╭─ RAW RECORDS
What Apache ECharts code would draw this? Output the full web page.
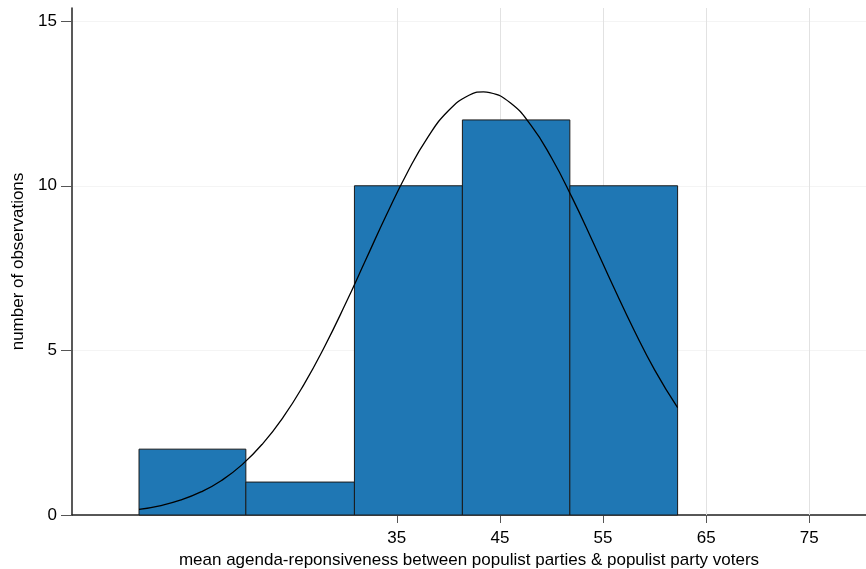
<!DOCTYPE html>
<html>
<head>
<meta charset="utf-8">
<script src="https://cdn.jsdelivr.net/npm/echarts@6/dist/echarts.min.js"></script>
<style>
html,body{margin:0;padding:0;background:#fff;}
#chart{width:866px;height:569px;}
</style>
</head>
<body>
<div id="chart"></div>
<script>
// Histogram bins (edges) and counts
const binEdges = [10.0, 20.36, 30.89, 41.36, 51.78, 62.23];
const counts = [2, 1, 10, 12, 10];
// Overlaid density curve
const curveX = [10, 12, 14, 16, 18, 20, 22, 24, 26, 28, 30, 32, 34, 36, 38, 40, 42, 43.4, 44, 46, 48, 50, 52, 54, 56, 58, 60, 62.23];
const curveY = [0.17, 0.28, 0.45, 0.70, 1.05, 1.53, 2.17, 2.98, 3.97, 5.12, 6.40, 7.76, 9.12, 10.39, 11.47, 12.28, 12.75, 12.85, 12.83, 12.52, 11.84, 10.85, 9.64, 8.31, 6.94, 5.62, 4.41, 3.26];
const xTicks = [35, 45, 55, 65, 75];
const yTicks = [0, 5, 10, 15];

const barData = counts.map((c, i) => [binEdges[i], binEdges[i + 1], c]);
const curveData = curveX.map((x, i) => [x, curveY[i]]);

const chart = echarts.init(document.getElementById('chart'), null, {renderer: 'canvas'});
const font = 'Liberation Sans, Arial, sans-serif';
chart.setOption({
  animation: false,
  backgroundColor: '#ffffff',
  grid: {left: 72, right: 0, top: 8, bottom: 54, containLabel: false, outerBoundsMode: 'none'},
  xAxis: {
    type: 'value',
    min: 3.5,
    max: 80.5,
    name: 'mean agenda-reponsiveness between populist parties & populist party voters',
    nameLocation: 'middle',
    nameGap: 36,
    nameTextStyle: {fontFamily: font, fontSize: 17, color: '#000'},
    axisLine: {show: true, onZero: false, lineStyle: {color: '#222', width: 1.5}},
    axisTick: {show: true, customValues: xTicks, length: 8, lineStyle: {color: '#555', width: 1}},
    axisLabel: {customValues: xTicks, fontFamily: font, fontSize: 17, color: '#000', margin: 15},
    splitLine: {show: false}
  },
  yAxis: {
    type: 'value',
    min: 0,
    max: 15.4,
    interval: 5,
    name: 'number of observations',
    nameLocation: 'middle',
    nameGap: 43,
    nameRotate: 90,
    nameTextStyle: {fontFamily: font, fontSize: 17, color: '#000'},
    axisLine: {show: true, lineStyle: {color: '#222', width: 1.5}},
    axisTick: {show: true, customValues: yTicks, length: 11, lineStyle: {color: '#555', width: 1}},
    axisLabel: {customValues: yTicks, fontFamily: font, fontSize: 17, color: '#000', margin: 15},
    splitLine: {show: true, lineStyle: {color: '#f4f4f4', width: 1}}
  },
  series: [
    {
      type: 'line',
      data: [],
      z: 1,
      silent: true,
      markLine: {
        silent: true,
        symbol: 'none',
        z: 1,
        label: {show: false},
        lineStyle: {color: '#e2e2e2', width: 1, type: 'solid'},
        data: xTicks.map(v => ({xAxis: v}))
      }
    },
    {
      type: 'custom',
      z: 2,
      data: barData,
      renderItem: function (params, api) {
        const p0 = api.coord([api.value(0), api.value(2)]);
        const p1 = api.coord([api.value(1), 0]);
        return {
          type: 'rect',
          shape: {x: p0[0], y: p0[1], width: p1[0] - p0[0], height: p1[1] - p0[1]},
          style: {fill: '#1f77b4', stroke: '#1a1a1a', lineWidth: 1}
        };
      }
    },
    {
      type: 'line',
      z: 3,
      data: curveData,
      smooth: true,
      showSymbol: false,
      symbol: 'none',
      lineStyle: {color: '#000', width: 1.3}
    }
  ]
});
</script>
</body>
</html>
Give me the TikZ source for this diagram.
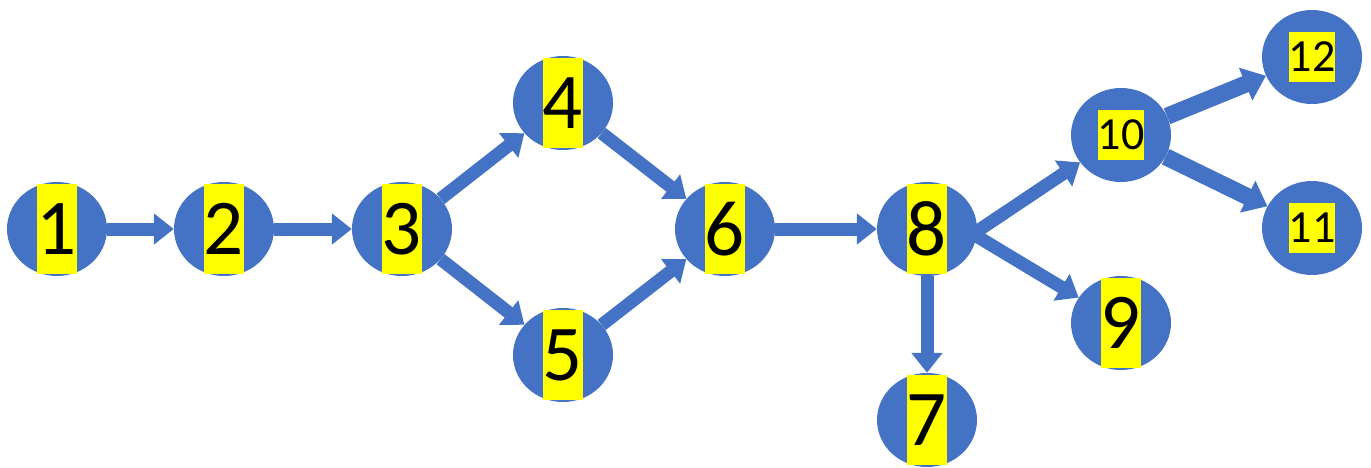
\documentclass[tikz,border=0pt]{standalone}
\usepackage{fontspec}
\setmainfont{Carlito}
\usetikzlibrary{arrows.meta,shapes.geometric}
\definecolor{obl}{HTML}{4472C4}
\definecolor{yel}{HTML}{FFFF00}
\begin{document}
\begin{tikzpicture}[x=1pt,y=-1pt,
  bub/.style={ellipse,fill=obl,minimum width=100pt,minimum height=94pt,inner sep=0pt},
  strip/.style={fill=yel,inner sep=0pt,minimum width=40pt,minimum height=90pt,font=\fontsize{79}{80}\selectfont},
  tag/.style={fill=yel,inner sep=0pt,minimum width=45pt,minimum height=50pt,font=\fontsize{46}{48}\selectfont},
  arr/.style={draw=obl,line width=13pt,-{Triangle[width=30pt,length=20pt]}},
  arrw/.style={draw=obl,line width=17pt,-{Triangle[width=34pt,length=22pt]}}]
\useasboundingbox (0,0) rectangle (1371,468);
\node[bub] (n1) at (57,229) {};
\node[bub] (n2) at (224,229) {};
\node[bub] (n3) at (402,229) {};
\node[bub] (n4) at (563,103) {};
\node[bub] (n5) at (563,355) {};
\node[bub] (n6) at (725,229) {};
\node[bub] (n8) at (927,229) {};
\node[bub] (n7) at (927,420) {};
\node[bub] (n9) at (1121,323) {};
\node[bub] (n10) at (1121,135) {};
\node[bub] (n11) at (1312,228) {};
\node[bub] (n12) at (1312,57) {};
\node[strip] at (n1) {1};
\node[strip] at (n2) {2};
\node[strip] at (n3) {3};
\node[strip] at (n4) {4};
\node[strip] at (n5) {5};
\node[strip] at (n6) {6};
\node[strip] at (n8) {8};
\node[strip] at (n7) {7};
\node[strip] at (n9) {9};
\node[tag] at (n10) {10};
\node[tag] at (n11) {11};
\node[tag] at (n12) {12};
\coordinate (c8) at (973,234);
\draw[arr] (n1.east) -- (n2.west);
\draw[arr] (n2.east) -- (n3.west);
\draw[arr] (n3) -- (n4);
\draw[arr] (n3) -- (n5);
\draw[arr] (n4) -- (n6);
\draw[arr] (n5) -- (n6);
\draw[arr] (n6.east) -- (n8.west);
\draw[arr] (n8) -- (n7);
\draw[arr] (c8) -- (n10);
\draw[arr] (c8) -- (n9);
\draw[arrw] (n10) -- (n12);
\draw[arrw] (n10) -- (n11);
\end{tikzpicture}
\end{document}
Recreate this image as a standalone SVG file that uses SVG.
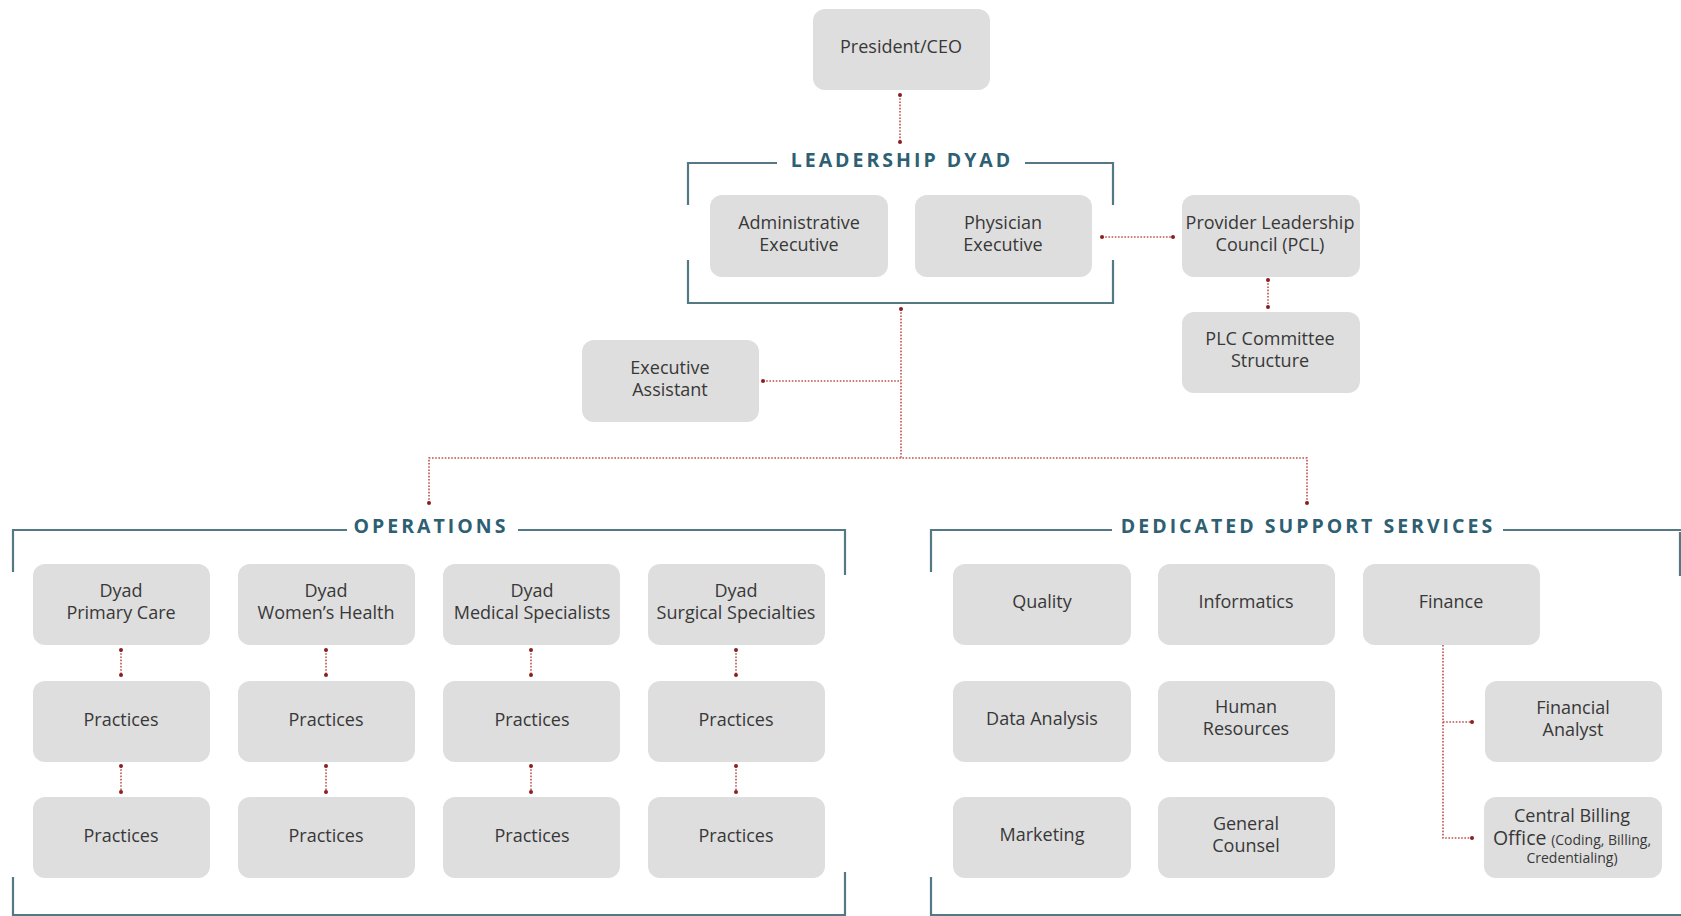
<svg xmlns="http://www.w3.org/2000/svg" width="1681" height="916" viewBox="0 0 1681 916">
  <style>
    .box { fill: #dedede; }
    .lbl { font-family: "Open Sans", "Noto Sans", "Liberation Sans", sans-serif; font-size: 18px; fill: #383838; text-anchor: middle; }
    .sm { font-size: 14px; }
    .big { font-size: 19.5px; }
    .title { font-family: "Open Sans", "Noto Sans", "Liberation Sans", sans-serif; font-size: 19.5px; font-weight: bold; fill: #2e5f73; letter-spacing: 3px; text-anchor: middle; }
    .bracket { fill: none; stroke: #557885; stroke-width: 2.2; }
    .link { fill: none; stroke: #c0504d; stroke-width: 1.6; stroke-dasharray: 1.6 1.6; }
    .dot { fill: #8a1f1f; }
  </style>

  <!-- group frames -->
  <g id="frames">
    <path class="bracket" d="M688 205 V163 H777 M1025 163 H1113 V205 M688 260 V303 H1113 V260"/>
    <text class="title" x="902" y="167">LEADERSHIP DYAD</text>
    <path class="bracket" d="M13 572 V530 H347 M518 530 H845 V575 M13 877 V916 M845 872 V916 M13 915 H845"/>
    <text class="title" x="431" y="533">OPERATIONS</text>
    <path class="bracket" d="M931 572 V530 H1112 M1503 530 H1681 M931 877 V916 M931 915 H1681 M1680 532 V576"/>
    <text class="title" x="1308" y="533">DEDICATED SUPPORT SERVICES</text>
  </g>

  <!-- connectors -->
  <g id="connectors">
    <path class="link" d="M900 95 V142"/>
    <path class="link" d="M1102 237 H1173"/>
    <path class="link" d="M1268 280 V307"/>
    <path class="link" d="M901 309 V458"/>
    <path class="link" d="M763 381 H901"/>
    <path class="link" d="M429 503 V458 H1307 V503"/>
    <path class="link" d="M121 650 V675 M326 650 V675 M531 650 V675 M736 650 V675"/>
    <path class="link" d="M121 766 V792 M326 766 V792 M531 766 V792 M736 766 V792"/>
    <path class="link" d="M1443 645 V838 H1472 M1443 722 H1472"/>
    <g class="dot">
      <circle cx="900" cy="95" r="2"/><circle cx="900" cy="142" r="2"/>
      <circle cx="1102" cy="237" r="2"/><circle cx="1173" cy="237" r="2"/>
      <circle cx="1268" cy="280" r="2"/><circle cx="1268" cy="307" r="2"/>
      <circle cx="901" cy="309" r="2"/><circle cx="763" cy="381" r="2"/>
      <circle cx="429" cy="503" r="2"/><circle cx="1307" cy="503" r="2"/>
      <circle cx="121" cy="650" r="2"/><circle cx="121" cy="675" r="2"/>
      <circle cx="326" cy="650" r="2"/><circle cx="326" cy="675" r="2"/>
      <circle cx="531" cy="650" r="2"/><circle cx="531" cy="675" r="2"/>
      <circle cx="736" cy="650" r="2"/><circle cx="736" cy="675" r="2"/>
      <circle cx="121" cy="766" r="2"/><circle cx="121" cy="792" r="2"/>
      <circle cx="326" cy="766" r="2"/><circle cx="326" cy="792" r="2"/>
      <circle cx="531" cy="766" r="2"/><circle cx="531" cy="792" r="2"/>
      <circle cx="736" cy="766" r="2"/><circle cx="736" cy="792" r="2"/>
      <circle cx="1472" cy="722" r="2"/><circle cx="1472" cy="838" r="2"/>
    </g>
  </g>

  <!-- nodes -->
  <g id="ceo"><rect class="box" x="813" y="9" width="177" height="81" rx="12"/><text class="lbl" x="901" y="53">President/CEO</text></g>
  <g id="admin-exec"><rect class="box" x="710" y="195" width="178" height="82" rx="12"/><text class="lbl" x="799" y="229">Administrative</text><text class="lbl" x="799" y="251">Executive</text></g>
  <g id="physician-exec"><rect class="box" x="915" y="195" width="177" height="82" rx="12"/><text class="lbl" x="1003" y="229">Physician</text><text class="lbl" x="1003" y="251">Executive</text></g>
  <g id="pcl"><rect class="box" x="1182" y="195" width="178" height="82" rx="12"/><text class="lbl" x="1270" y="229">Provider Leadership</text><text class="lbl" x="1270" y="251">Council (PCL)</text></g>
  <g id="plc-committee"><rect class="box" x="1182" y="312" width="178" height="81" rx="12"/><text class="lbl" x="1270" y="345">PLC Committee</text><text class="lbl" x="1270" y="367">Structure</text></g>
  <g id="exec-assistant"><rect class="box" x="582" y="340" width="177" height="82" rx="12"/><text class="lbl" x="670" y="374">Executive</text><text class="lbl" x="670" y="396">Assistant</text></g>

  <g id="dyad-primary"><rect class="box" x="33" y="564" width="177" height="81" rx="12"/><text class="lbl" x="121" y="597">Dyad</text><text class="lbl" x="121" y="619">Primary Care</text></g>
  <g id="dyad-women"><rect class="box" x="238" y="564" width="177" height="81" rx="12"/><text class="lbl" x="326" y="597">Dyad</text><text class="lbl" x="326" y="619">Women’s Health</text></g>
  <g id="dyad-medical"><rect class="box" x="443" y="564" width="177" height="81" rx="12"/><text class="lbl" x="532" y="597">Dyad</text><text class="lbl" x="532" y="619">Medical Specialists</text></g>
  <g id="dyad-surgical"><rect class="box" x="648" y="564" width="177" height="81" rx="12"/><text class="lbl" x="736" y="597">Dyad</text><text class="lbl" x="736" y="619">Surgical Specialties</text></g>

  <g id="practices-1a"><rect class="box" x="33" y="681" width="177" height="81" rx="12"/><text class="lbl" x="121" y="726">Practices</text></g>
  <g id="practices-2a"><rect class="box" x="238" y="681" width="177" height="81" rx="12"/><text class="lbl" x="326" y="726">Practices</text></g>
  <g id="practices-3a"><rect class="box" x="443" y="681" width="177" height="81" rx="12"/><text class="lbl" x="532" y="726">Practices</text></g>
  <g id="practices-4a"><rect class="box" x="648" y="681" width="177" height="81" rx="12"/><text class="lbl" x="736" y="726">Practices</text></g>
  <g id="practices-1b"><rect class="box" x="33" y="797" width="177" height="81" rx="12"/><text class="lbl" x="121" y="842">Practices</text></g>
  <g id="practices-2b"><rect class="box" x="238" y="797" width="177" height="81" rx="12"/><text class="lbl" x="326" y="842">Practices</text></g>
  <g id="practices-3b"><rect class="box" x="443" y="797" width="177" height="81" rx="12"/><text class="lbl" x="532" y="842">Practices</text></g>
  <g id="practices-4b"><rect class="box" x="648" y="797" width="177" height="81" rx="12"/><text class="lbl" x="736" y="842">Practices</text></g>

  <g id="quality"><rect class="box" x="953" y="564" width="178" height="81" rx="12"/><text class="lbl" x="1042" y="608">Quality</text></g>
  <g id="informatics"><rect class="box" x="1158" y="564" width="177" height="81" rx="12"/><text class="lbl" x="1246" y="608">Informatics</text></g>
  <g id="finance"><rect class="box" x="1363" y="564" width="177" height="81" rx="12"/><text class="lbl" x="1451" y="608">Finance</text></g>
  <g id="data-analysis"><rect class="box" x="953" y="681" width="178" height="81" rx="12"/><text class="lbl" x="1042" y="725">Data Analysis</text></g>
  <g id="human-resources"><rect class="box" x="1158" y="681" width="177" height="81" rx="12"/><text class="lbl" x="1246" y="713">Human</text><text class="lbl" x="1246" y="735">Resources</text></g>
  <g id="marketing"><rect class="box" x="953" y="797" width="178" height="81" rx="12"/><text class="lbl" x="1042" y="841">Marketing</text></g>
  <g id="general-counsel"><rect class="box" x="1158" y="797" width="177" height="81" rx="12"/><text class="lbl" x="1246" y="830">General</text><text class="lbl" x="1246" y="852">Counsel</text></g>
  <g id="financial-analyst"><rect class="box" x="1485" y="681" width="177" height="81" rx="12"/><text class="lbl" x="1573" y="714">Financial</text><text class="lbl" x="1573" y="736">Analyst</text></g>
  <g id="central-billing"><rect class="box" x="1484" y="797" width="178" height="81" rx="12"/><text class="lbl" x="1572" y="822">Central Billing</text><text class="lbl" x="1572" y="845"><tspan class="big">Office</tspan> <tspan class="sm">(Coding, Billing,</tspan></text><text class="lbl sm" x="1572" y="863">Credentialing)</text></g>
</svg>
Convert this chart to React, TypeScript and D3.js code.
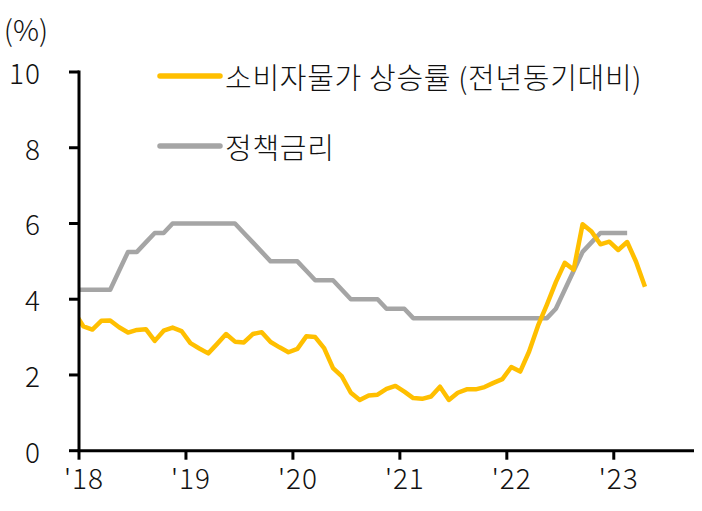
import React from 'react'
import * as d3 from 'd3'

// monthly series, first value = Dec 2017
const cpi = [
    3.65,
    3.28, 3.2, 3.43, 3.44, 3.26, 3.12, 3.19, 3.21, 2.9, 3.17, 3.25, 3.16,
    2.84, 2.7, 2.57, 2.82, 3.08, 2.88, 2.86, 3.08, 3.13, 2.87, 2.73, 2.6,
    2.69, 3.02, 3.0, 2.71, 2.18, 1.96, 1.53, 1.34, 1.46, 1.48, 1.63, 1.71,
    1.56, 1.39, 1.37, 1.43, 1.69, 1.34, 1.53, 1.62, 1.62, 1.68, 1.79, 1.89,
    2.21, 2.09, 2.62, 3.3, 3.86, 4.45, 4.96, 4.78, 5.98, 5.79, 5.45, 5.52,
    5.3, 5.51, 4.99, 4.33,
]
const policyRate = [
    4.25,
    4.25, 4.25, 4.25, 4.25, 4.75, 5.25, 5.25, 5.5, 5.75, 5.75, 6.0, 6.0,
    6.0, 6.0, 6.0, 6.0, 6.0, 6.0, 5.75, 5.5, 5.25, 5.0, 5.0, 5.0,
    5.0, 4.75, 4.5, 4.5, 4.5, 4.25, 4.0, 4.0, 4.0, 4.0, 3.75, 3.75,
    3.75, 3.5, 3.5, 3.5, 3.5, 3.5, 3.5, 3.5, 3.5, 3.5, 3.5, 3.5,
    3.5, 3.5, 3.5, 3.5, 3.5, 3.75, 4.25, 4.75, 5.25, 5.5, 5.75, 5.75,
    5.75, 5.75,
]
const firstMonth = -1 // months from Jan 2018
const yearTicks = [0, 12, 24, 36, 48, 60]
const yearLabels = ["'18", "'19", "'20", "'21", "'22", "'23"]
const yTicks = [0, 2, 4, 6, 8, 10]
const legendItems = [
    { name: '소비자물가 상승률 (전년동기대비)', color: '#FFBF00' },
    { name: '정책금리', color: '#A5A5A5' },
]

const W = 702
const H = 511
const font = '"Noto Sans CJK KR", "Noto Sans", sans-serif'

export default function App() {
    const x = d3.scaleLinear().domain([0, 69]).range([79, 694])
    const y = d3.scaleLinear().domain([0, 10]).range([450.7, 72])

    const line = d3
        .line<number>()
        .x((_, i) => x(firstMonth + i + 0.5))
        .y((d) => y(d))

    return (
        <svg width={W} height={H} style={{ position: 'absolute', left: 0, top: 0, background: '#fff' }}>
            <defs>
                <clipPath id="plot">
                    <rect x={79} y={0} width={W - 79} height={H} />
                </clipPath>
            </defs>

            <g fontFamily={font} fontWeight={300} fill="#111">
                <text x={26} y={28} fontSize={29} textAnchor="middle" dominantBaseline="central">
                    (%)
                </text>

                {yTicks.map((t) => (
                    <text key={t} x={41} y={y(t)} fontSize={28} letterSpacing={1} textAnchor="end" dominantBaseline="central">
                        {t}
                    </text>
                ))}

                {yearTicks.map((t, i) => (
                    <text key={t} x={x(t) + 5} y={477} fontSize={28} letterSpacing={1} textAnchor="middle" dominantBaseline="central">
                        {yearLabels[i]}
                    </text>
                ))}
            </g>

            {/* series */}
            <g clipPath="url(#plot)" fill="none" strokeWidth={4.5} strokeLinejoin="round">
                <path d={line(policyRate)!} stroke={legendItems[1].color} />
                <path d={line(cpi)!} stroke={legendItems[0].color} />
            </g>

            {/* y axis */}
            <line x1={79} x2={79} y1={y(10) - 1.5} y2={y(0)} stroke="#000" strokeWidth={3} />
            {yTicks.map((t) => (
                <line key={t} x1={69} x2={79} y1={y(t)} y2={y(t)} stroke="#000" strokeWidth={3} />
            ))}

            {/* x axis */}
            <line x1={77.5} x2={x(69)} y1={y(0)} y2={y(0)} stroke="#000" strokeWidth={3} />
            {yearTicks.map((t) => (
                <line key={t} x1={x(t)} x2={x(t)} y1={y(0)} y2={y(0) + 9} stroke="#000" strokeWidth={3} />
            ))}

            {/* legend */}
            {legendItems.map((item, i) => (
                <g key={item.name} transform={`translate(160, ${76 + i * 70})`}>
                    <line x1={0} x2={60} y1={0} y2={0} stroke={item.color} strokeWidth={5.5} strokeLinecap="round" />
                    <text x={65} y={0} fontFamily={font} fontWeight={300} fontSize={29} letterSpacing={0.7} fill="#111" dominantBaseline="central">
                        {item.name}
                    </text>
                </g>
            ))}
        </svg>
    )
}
╰─
## PROBLEM DETAILS
Quote the lines above exactly, starting with the one that has "Convert this chart" and ending with the one that has "import * as d3 from 'd3'"; drop the pictures and include nothing else.

## OUTPUT OF THE EXERCISE
Convert this chart to React, TypeScript and D3.js code.
import React from 'react'
import * as d3 from 'd3'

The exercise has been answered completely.